OTTAWA (Reuters) - Canada’s low food inflation is “almost unique” in the world and ensures it will avoid the dreaded “stagflation” fears plaguing other industrialized countries, Bank of Canada Governor Mark Carney said on Thursday.
Reports from the United States, Europe and Japan all suggest weakened economic growth and high inflation, a combination known as stagflation.
Canada, to the contrary, has seen lower than expected inflation although its economy is softening due to heavy reliance on the slowing U.S. economy for trade.
“Not at all. Not at all,” said Carney when asked by a senator if Canada faced a risk of stagflation.
“Stagflation is, of course, a slowing economy and sharply rising inflation and the situation we have is, we have inflation below our target and reasons to expect a continuation of that, and policy is adjusted accordingly,” he told the senate banking committee.
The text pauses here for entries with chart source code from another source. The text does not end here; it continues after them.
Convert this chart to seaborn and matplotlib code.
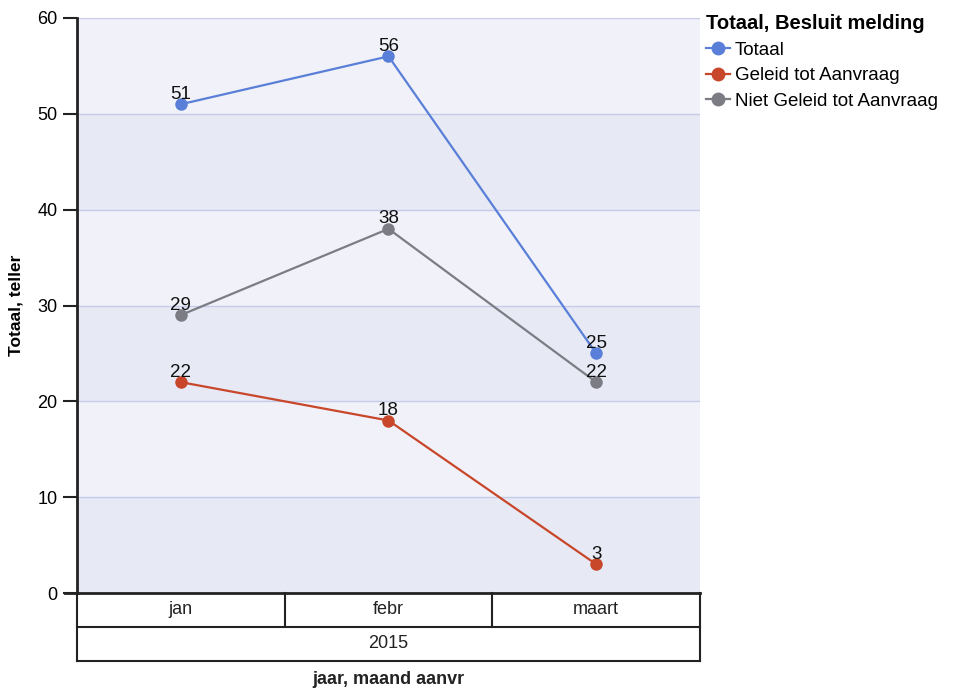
import matplotlib
matplotlib.use("Agg")
import matplotlib.pyplot as plt
import seaborn as sns
import pandas as pd

months = ["jan", "febr", "maart"]
year_label = "2015"
series_names = ["Totaal", "Geleid tot Aanvraag", "Niet Geleid tot Aanvraag"]
totaal = [51, 56, 25]
geleid = [22, 18, 3]
niet_geleid = [29, 38, 22]
colors = ["#5a7fd8", "#c8472a", "#7c7c84"]
yticks = [0, 10, 20, 30, 40, 50, 60]

rows = []
for name, vals in zip(series_names, [totaal, geleid, niet_geleid]):
    for i, (m, v) in enumerate(zip(months, vals)):
        rows.append({"maand": m, "pos": i, "serie": name, "waarde": v})
df = pd.DataFrame(rows)

plt.rcParams["font.family"] = ["Liberation Sans", "DejaVu Sans"]

fig = plt.figure(figsize=(9.78, 6.88), dpi=100)
fig.patch.set_facecolor("white")
L, R = 77 / 978, 700 / 978
T, B = 1 - 18 / 688, 1 - 593 / 688
ax = fig.add_axes([L, B, R - L, T - B])

# background bands
for lo in range(0, 60, 10):
    c = "#e7e9f5" if (lo // 10) % 2 == 0 else "#f1f2f9"
    ax.axhspan(lo, lo + 10, color=c, zorder=0, lw=0)
for y in yticks[1:]:
    ax.axhline(y, color="#c5cbe8", lw=1, zorder=1)

sns.lineplot(data=df, x="pos", y="waarde", hue="serie", hue_order=series_names,
             palette=colors, marker="o", markersize=9, markeredgewidth=0,
             linewidth=1.6, ax=ax, legend=True, zorder=3)

for name, vals in zip(series_names, [totaal, geleid, niet_geleid]):
    for i, v in enumerate(vals):
        ax.annotate(str(v), (i, v), xytext=(0, 1), textcoords="offset points",
                    ha="center", va="bottom", fontsize=13.5, color="#111111", zorder=5)

ax.set_xlim(-0.5, 2.5)
ax.set_ylim(0, 60)
ax.set_yticks(yticks)
ax.set_yticklabels([str(t) for t in yticks], fontsize=13)
ax.tick_params(axis="y", length=10, width=1.5, color="#222222", pad=4)
ax.set_xticks([])
ax.set_xlabel("")
ax.set_ylabel("Totaal, teller", fontsize=12.5, fontweight="bold", labelpad=10)
for s in ["top", "right"]:
    ax.spines[s].set_visible(False)
ax.spines["left"].set_linewidth(2)
ax.spines["left"].set_color("#222222")
ax.spines["bottom"].set_visible(False)

# legend
h, l = ax.get_legend_handles_labels()
for hd in h:
    hd.set_markersize(10)
leg = fig.legend(h, l, loc="upper left", bbox_to_anchor=(706 / 978, 1 - 14 / 688),
                 frameon=False, title="Totaal, Besluit melding", fontsize=13.5,
                 title_fontproperties={"weight": "bold", "size": 14.5},
                 handlelength=1.3, handletextpad=0.25, labelspacing=0.45,
                 borderaxespad=0, borderpad=0)
leg._legend_box.align = "left"
if ax.get_legend() is not None:
    ax.get_legend().remove()

# category table below
tb_top = 1 - 593 / 688
tb_bot = 1 - 661 / 688
tax = fig.add_axes([L, tb_bot, R - L, tb_top - tb_bot])
tax.set_xlim(-0.5, 2.5)
tax.set_ylim(0, 2)
tax.axis("off")
lc = "#222222"
tax.plot([-0.5, 2.5], [2, 2], color=lc, lw=2, clip_on=False)
tax.plot([-0.5, 2.5], [1, 1], color=lc, lw=1.5, clip_on=False)
tax.plot([-0.5, 2.5], [0, 0], color=lc, lw=1.5, clip_on=False)
tax.plot([-0.5, -0.5], [0, 2], color=lc, lw=1.5, clip_on=False)
tax.plot([2.5, 2.5], [0, 2], color=lc, lw=1.5, clip_on=False)
for xb in [0.5, 1.5]:
    tax.plot([xb, xb], [1, 2], color=lc, lw=1.5, clip_on=False)
for i, m in enumerate(months):
    tax.text(i, 1.5, m, ha="center", va="center", fontsize=13, color="#222222")
tax.text(1, 0.5, year_label, ha="center", va="center", fontsize=13, color="#222222")
# zero-tick extension to the left
fig.add_artist(plt.Line2D([65 / 978, L], [tb_top, tb_top], color=lc, lw=2))

fig.text((L + R) / 2, 1 - 679 / 688, "jaar, maand aanvr", ha="center", va="center",
         fontsize=13, fontweight="bold", color="#222222")

fig.savefig("out.png", dpi=100, facecolor="white")
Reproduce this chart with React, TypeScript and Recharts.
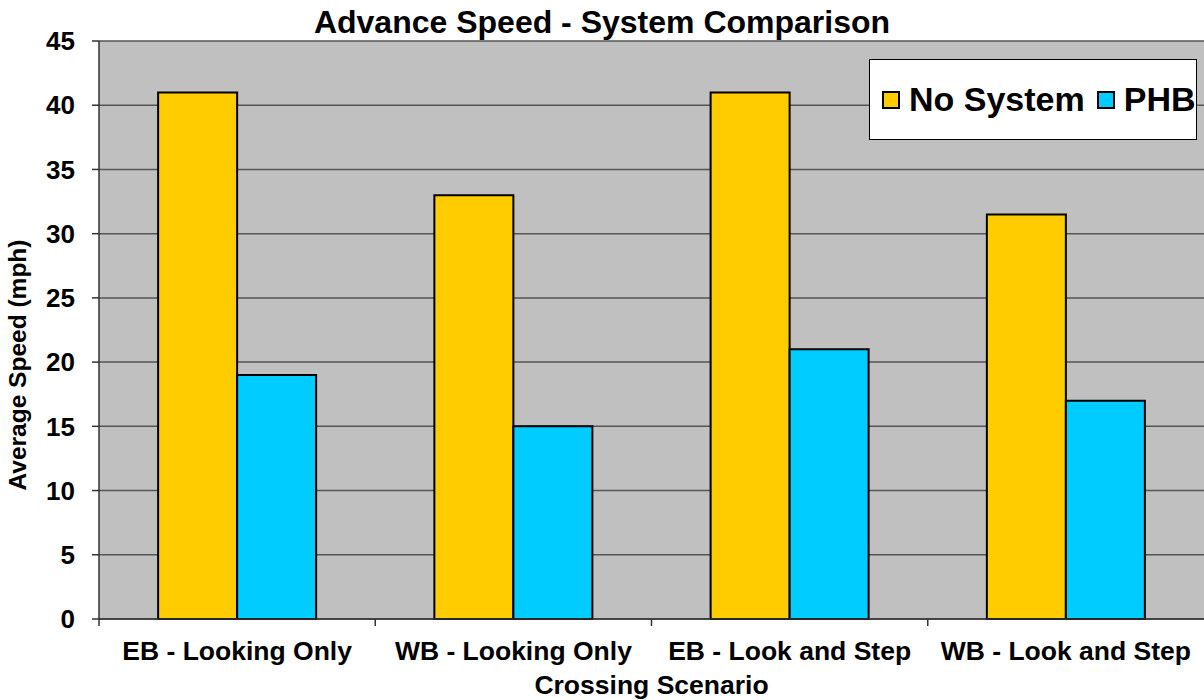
import { BarChart, Bar, XAxis, YAxis, CartesianGrid, Legend } from "recharts";

const categories = ["EB - Looking Only", "WB - Looking Only", "EB - Look and Step", "WB - Look and Step"];
const noSystem = [41, 33, 41, 31.5];
const phb = [19, 15, 21, 17];
const yTicks = [0, 5, 10, 15, 20, 25, 30, 35, 40, 45];

const data = categories.map((c, i) => ({ name: c, noSystem: noSystem[i], phb: phb[i] }));

const FONT = "'Liberation Sans', Arial, sans-serif";
const BAND = 1105 / 4;

function XTick(props: any) {
  const { x, y, payload } = props;
  const bx = x - BAND / 2;
  return (
    <g>
      <line x1={bx} y1={y} x2={bx} y2={y + 7} stroke="#333" strokeWidth={1.5} />
      <text x={x} y={y + 41} textAnchor="middle" fontFamily={FONT} fontWeight="bold" fontSize={26.5} fill="#000">
        {payload.value}
      </text>
    </g>
  );
}

function LegendBox() {
  const item = (color: string, label: string) => (
    <div style={{ display: "flex", alignItems: "center" }}>
      <div style={{ width: 14, height: 14, background: color, border: "2px solid #000", marginRight: 9 }} />
      <span>{label}</span>
    </div>
  );
  return (
    <div
      style={{
        width: 328,
        height: 81,
        background: "#fff",
        border: "1px solid #000",
        display: "flex",
        alignItems: "center",
        gap: 12,
        paddingLeft: 12,
        boxSizing: "border-box",
        fontFamily: FONT,
        fontWeight: "bold",
        fontSize: 34,
        color: "#000",
        whiteSpace: "nowrap",
      }}
    >
      {item("#FFCC00", "No System")}
      {item("#00CCFF", "PHB")}
    </div>
  );
}

export default function App() {
  return (
    <div style={{ position: "relative", width: 1204, height: 700, background: "#fff", overflow: "hidden" }}>
      <style>{"body{margin:0}"}</style>
      <div
        style={{
          position: "absolute",
          top: 4,
          left: 0,
          width: 1204,
          textAlign: "center",
          fontFamily: FONT,
          fontWeight: "bold",
          fontSize: 32,
          lineHeight: "36px",
        }}
      >
        Advance Speed - System Comparison
      </div>
      <BarChart
        width={1204}
        height={700}
        data={data}
        margin={{ top: 41, right: 0, bottom: 0, left: 0 }}
        barCategoryGap="21.4%"
        barGap={0}
      >
        <CartesianGrid vertical={false} fill="#C0C0C0" stroke="#555" strokeWidth={1.5} />
        <XAxis
          dataKey="name"
          height={81}
          axisLine={{ stroke: "#333", strokeWidth: 1.5 }}
          tickLine={false}
          tickSize={0}
          tickMargin={0}
          tick={<XTick />}
          interval={0}
        />
        <YAxis
          width={99}
          domain={[0, 45]}
          ticks={yTicks}
          axisLine={{ stroke: "#333", strokeWidth: 1.5 }}
          tickLine={{ stroke: "#333", strokeWidth: 1.5 }}
          tickSize={7}
          tickMargin={17}
          tick={{ fill: "#000", fontFamily: FONT, fontWeight: "bold", fontSize: 26 }}
        />
        <Legend
          layout="horizontal"
          verticalAlign="middle"
          content={() => <LegendBox />}
          wrapperStyle={{ top: 59, left: 869, width: 328 }}
        />
        <Bar dataKey="noSystem" name="No System" fill="#FFCC00" stroke="#000" strokeWidth={2} isAnimationActive={false} />
        <Bar dataKey="phb" name="PHB" fill="#00CCFF" stroke="#000" strokeWidth={2} isAnimationActive={false} />
      </BarChart>
      <div
        style={{
          position: "absolute",
          top: 670,
          left: 0,
          width: 1204,
          textAlign: "center",
          paddingLeft: 99,
          boxSizing: "border-box",
          fontFamily: FONT,
          fontWeight: "bold",
          fontSize: 26.5,
          lineHeight: "30px",
        }}
      >
        Crossing Scenario
      </div>
      <div
        style={{
          position: "absolute",
          left: 18,
          top: 365,
          transform: "translate(-50%, -50%) rotate(-90deg)",
          whiteSpace: "nowrap",
          fontFamily: FONT,
          fontWeight: "bold",
          fontSize: 24.5,
          lineHeight: "28px",
        }}
      >
        Average Speed (mph)
      </div>
    </div>
  );
}
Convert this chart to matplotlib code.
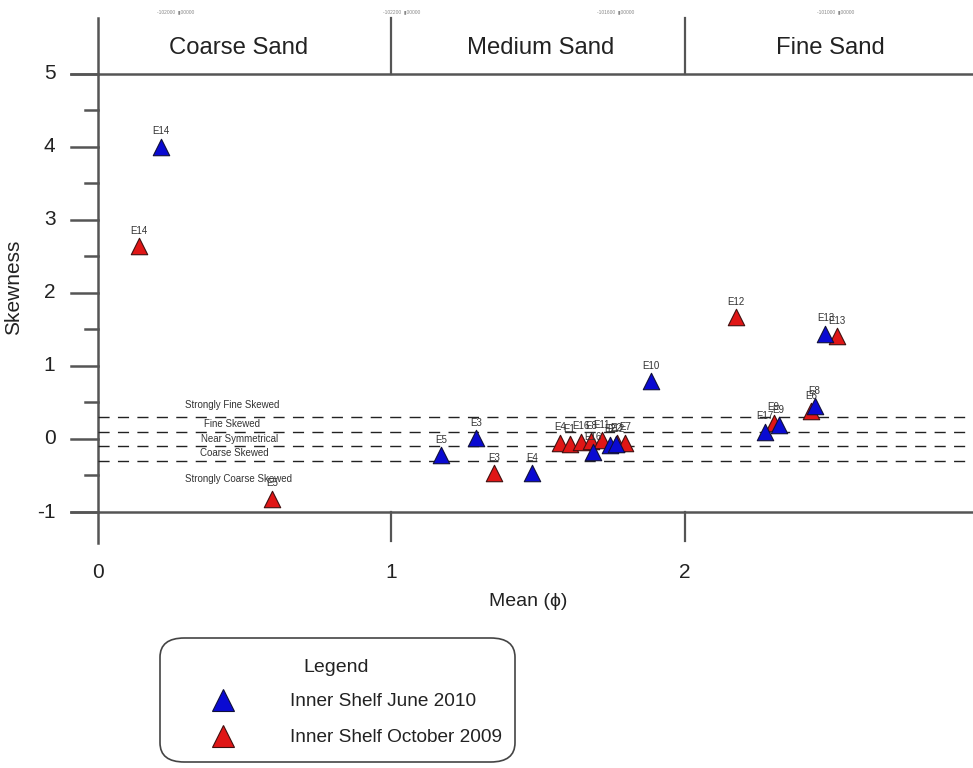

Canada’s food inflation rate is about 2.5 percent and the overall inflation rate will stay below the bank’s 2 percent target until 2010, Carney said.
“The situation in Canada right now for food inflation is almost unique in the world,” he added.
Why so low? Carney pointed to excess supply of meat in the North American market, the impact of the Canadian dollar’s appreciation on import prices and heightened competition in the retail sector with the arrival of “big box” stores.
The bank judges, for now, that some of the price-cutting that resulted from the currency’s rise last year may not be sustained.
When it comes to the currency, Carney offered little comment on whether its strength was justified by economic fundamentals, saying only that strong terms of trade were “appropriately reflected” in its value.
He did hint that he agreed with a report by the Bank of England on Thursday that suggested some of the official estimates for global losses related to U.S. subprime-related securities might be “higher than the reality” due to differences over methods for calculating loss.
In March, at the worst of the credit turmoil, the International Monetary Fund put a $1 trillion estimate on the expected losses, but it was referring to all losses, including things like commercial real estate, leveraged loans and credit cards, not just the U.S. subprime mortgage crisis.